JOURNAL ENTRY #1
This semester I am taking the course "Literature and Madness." I expect to learn how literature and madness connect. However, I have my own original thoughts on this topic from my own experiences. (hence the interest this class) I just want to read. I have absolutely no idea what on earth I am supposed to write. After all, this is about READING - not WRITING. Why the heck do you have me writing journal entries? Huh?? What the heck is your freaking problem? MADNESS in writing? Is that what you are looking for? Unstable writing styles? Relentless pointless questions??? A general insult to you as an instructor? What do you expect! You are asking me, some dumb girl getting a great wonderful guy to type this for me instead, to write a JOURNAL ENTRY. How can I write a journal entry? I can't even give a good massage to this great guy typing this. How am I supposed to give YOU, a mere SHELL of a man compared to this guy, a JOURNAL entry??? I mean, this guy came into a room of girls and I talked him into typing this, and he's not getting what HE wants. All you do is stand in front of a classroom and tell me to WRITE things. WRITE. I'd rather have my hands caressing this young man's strong back than punching out letters on some keyboard. I'm not even punching out these letters. Some great, wonderful, sexy man is doing this for me. SEXY. You are some ugly oaf giving me assignments. ASSIGNMENTS. That means at night I'm staying up late writing this and that and wasting my time with something as inconsequential as a journal. Where will THAT get me in life? I'd rather spend my time with a guy! For crying out loud its an honors dorm! Think where I could go if I wound up with some sexy guy I can talk into typing papers for me! See my point? You're just telling ME to write things. And you're ugly. This is the other way around. All he asks of me is a massage, and he does things for me anyway. I ask NOTHING of you, and you demand EVERYTHING of me. Its insulting!!! How am I supposed to get somewhere in life if I can't spend my nights gaining valuable experience I'll need on the dating scene!! You can take this assignment and shove it!!!! Now excuse me while I go get a USEFUL education. Good night.
By Matt September 6, 1999
JOURNAL #2
Hi. My name is Mariya Vladimir Levin. I am 18 years old. I am just beginning my freshman year at the University of Maryland. Seeing that we have not yet completed any readings, discussed any seminars, nor have anything to relate experiences to, I cannot write on any of the above. Therefore, I will not; rather, I will let you know what I expect out of this class. Madness = cuckoo. Literature = books. So, basically, I wish to study cuckoo books.
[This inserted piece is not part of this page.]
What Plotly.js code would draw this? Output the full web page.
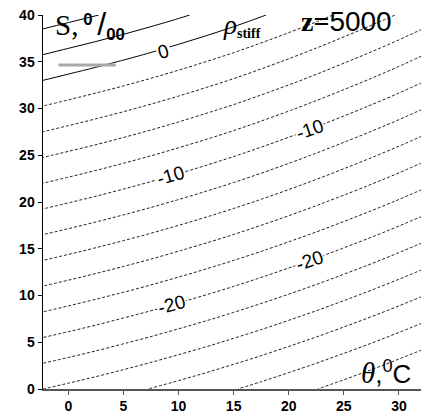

Not only should the books, in themselves, be cuckoo, but also the authors which write them. I expect these guys (and girls) to be psychos. After all, who wants to read about ordinary people. Whenever I pick up the newspaper, I do not expect to read about Jim Jones arising at 6 a.m., eating a bagel lathered in cream cheese, spending eight hours at a job that provides him no happiness, coming home to a tired wife and ungrateful children, watching identical news coverage at 5,6, and 10 before falling asleep. I want to read about the unordinary, the weird, the psycho.
Tom September 6, 1999
JOURNAL ENTRY #3
Literature and madness . . . in essence all literature is madness when you consider the fact that writers try to grasp in their own world the life of another. We as a people have only the knowledge of the experiences that we have ourselves and the opinions of others experiences. This is the basis on which all of literature is founded. We revel in the worlds which have never existed and could never happened all for the thrill of getting out of the world we have known. To think that we could leave this world for another just by reading a book, now that's madness. But yet that is the madness on which most of education is based. The abstract thinking to make a mountain out of a mole hill of experience and there is only one interpretation unless there is another. It is all up to people who know about literature or a formula or experience, which is as limited as one's own life. In reality, it's all a mad circle of thinking that someone has an idea what is real and what is not, what is good and what is trash. All down to the point of experience or lack there of and how much time a person has on there hands to think of these things, while still having a life. But whether a life is worth living is all based on past experience and madness reigns. If we all resign to the fact that life is all one big experience and none of us is in control. Then literature is just as random as life and just as probable to happen. Blah blah blah. Such is life and literature.